Mrs. Tamar was widowed while still young but had never remarried. She had one married daughter, who lived in another city, and a son, Shimon, who had never found his bashert (destined spouse) and lived with his mother.
After renting for decades, Mrs. Tamar decided to invest in a home to have a roof over her head that she could call her own till the end of her days. Shimon was also happy to invest his money in a home, rather than paying rent.
After looking around, Mrs. Tamar and Shimon decided on a house that cost $500,000. They discussed how to fund the purchase, which would require taking out a mortgage.
“I have money saved away, and you are still working,” Mrs. Tamar said. “We would own the house jointly.”
“That arrangement is fine with me,” agreed Shimon.
The two drafted a document stating that Shimon would cover the mortgage and then Shimon would own the house. “I’d like to suggest that I provide a down payment of $300K, and we’ll own the house 50/50.”
Years went by, and Mrs. Tamar passed away. As her children were financially established, she left her assets to a Torah institution in her will. The institution’s director came to settle ownership of the house with Shimon.
Meanwhile, the house had appreciated significantly and tripled its initial value. “Although the agreement was to own the home 50/50,” the director said, “since Mrs. Tamar’s down payment was 60 percent of the cost, we should get 60 percent of the appreciation.”
Shimon claimed, though, that since the arrangement stated that the house was owned 50/50 they should share the appreciation equally.
“At least, you should pay the excess $50K of the down payment,” argued the director.
“But my mother agreed that the house should be owned 50/50,” claimed Shimon. “I shouldn’t have to pay you anything.”
The two came before Rabbi Dayan and asked:
“How should the value of the house be divided? ”
“When two people buy something together, even if they provide different amounts of capital, sometimes the profits or increased equity is divided equally, barring a common practice otherwise,” replied Rabbi Dayan (C.M. 176:5; Nesivos 176:10; Pischei Choshen, Shutfim 3:18).
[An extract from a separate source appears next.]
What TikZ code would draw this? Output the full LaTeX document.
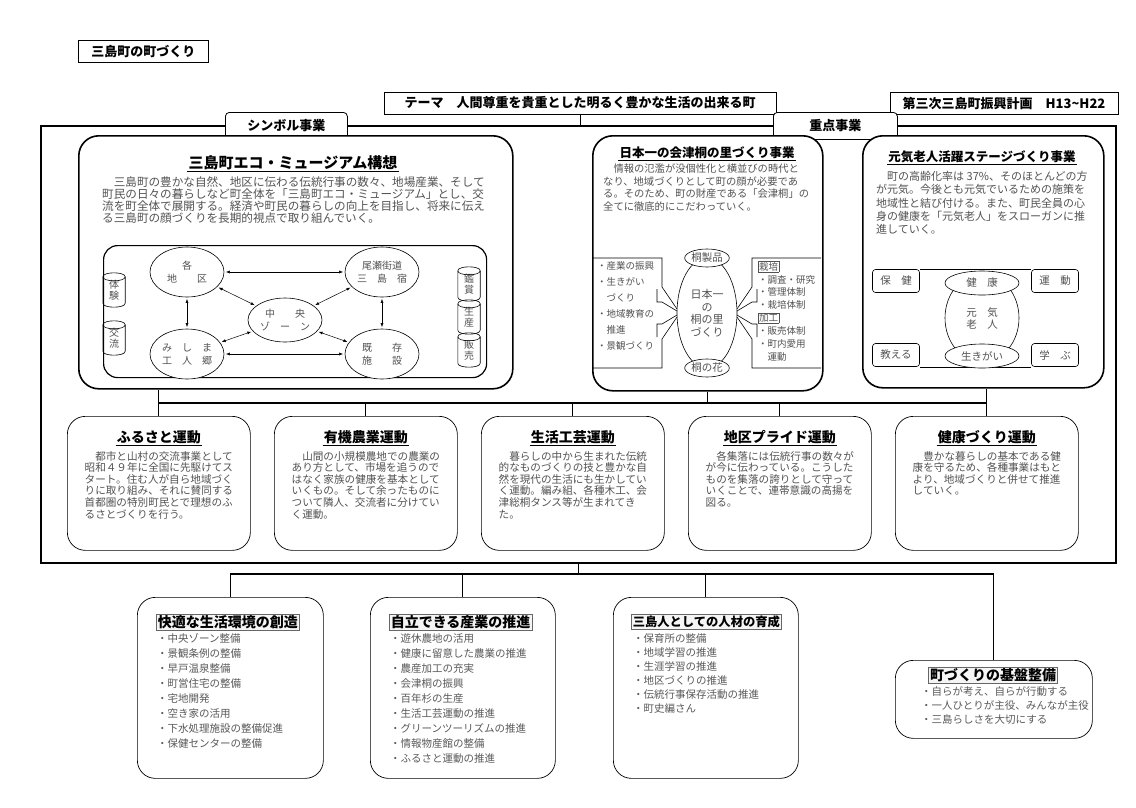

“The capital remains each person’s, though, so that if the partners disband, each is entitled to receive back his capital in accordance with his investment” (Pischei Choshen, Shutfim 3:16.
“Regardless, if the partners stipulate how the profits should be divided, whatever arrangement they made is binding, since in monetary matters the Torah validates whatever arrangement parties make between themselves (when it doesn’t involve prohibitions)” (C.M. 225:5).
“Moreover, if the partners agreed that the ownership itself in the partnership should not be according to the capital provided, the stipulation is binding. We view the party who provided more as granting the other a gift.
“On this basis, many rule that if two mechutanim buy a home for their children who are getting married, and the home is registered jointly in the children’s names, they share equal ownership, even if one family provided more than the other, although some disagree” (see Kovetz Teshuvos HaRav Eliyashiv 2:145).
“In our case, since the agreement was that Mrs. Tamar and Shimon should be 50/50 owners in the home, even though she provided $300K capital, their arrangement is binding; we consider the excess $50K that she paid as a gift to her son. The converse would be true if the mortgage was more than the down payment; the excess taken would be considered a gift from Shimon to his mother.
“Since the home is owned equally, the subsequent appreciation should also be shared equally,” concluded Rabbi Dayan, “so that half of the current value is owned by Shimon, and half by the mother’s estate, to which the Torah institution is entitled.”
Verdict: Partners who provided unequal capital, but stipulated that the partnership be equal, divide the profits and/or capital equally according to their agreement.